In Memory of
Dr. G. Herbert Hanson
SPEED System Inventor

Dr. Herb Hanson was born in Redditt Ontario Canada which is situated north of Lake of the Woods at approximately the same latitude as Winnipeg Manitoba. He lived with his parents in various wilderness locations on the Canadian National Railway Northline where his early education was largely by correspondence with classes one week per month, in what was known as the “school car”; a modified railway coach. In subsequent years, he attended schools in Middlebro Manitoba, Detroit Lakes Minnesota, Sprague Manitoba, Dunnville Ontario, and finally Port Colborne Ontario. He was accepted into both the dental and orthodontic programs at the University of Buffalo New York, but decided to attend the University of Toronto for financial reasons. In retrospect, he considered this to have been a very fortunate decision. During summer breaks, he worked at the International Nickel Company, INCO, where he received first-hand exposure to many practical aspects of metal refining and metallurgy .

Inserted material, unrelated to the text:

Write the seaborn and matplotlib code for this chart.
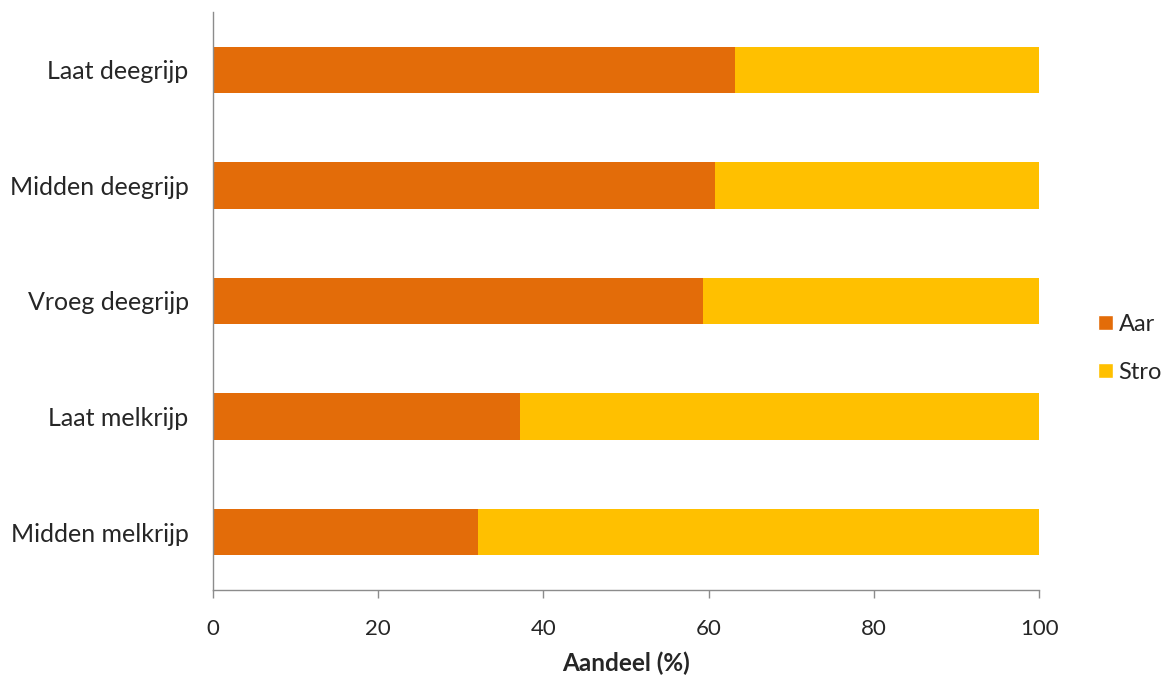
import matplotlib
matplotlib.use("Agg")
import matplotlib.pyplot as plt
import seaborn as sns
import pandas as pd
from matplotlib.patches import Patch

stages = ["Laat deegrijp", "Midden deegrijp", "Vroeg deegrijp",
          "Laat melkrijp", "Midden melkrijp"]
aar = [63.2, 60.8, 59.3, 37.2, 32.1]
stro = [36.8, 39.2, 40.7, 62.8, 67.9]

colors = {"Aar": "#E36C09", "Stro": "#FFC000"}

df = pd.DataFrame({"stadium": stages, "Aar": aar, "Stro": stro})
df["totaal"] = df["Aar"] + df["Stro"]

sns.set_style("white")
plt.rcParams["font.family"] = ["Lato", "DejaVu Sans"]

fig = plt.figure(figsize=(11.71, 6.77), dpi=100)
ax = fig.add_axes([0.1819, 0.1285, 0.7054, 0.8538])

# stacked bars: full total in the second colour, first segment on top
sns.barplot(data=df, y="stadium", x="totaal", color=colors["Stro"],
            width=0.4, linewidth=0, saturation=1, ax=ax, orient="h")
sns.barplot(data=df, y="stadium", x="Aar", color=colors["Aar"],
            width=0.4, linewidth=0, saturation=1, ax=ax, orient="h")

ax.set_xlim(0, 100)
ax.set_ylim(4.5, -0.5)
ax.set_xticks([0, 20, 40, 60, 80, 100])
ax.set_ylabel("")
ax.set_xlabel("Aandeel (%)", fontsize=17.5, fontweight="bold", labelpad=9)

for side in ("top", "right"):
    ax.spines[side].set_visible(False)
for side in ("left", "bottom"):
    ax.spines[side].set_color("#8c8c8c")
    ax.spines[side].set_linewidth(1.0)

ax.tick_params(axis="x", which="both", bottom=True, length=6, width=1,
               color="#8c8c8c", labelsize=16, pad=15)
ax.tick_params(axis="y", left=False, labelsize=18, pad=14)

handles = [Patch(facecolor=colors["Aar"], label="Aar"),
           Patch(facecolor=colors["Stro"], label="Stro")]
fig.legend(handles=handles, loc="center left", bbox_to_anchor=(0.930, 0.485),
           frameon=False, fontsize=17, handlelength=0.6, handleheight=0.6,
           handletextpad=0.25, labelspacing=1.15, borderaxespad=0)

fig.savefig("out.png", dpi=100)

After marrying Evelyn while still at university, he spent one summer in Northern Ontario as a Park Ranger.

During his undergraduate years he displayed an aptitude for orthodontics by winning the Oral Anatomy Scholarship. He began his orthodontic training at the University of Toronto in 1960 when Dr. Harvold was in his final year there as chairman. In the following year under the chairmanship of Don Woodside, Dr. Hanson and his classmates Gunnar Lee, Murray Dewis, Bill McLuhan, and Neil Munro underwent a particularly rigorous program of study in preparation for clinical practice and most especially for teaching. Dr. Hanson flourished in this environment.

Upon graduation, Dr. Hanson established a busy practice in Hamilton, Ontario. He returned to the University of Toronto to teach undergraduates for one year but had to decline several invitations to return for family reasons. As early as 1960 Dr. Hanson resolved to develop a more efficient orthodontic appliance.

In 1967, he began working with a Hamilton machinist to make prototypes of an early version of a self-ligating orthodontic bracket. By 1969, he began working with Unitek Corporation and filed his first patent application. An engineer from the U.S. Naval Ordinance Laboratories, who had recently joined Unitek, was assigned to work with Dr. Hanson to produce and test precision cast cobalt-chromium prototypes designed for use with special precipitation hardening springs. Unfortunately, when his patent failed to issue and the first prototypes proved disappointing, Unitek lost interest in the project.

Undeterred, Dr. Hanson began working with the Centre for Applied Research and Engineering Design at McMaster University. By this point, he had an upgraded design which proved to be patentable.

In 1975, he began working with Strite lndustries of Cambridge Ontario where he had the good fortune to work very closely with Austin Hills; the engineer responsible for developing the attitude augmentation system for the Avro Arrow supersonic fighter jet of the 1950s. This proved to be an especially intellectually-stimulating time and was a unique education in practical engineering.

In 1978, Strite lndustries provided Dr. Hanson with early prototype components which he and his assistant spot welded to Rocky Mountain foil mesh pads. This was very exacting and time-consuming and even required polishing of each individual attachment.

Dr. Hanson won the C. Edward Martinek Outstanding Table Clinic Award when he first introduced the SPEED Appliance at the Great Lakes Association of Orthodontists Annual Meeting in Cincinnati Ohio in 1978.

Throughout the 1980’s and 1990’s, Dr. Hanson lectured widely in North America and in parts of Europe. Additionally he shared his knowledge of orthodontics with graduate students of Canadian and American Universities during visits that were made to his private practice.

He retired from active practice in 2002 but remained engaged in orthodontic product development in association with SPEED System Orthodontics and Strite Industries of Cambridge, Ontario. Dr. Hanson passed away on May 15, 2012 at the age of 78. One need only examine the current product landscape to see what an enormous contribution Dr. Hanson made to the profession.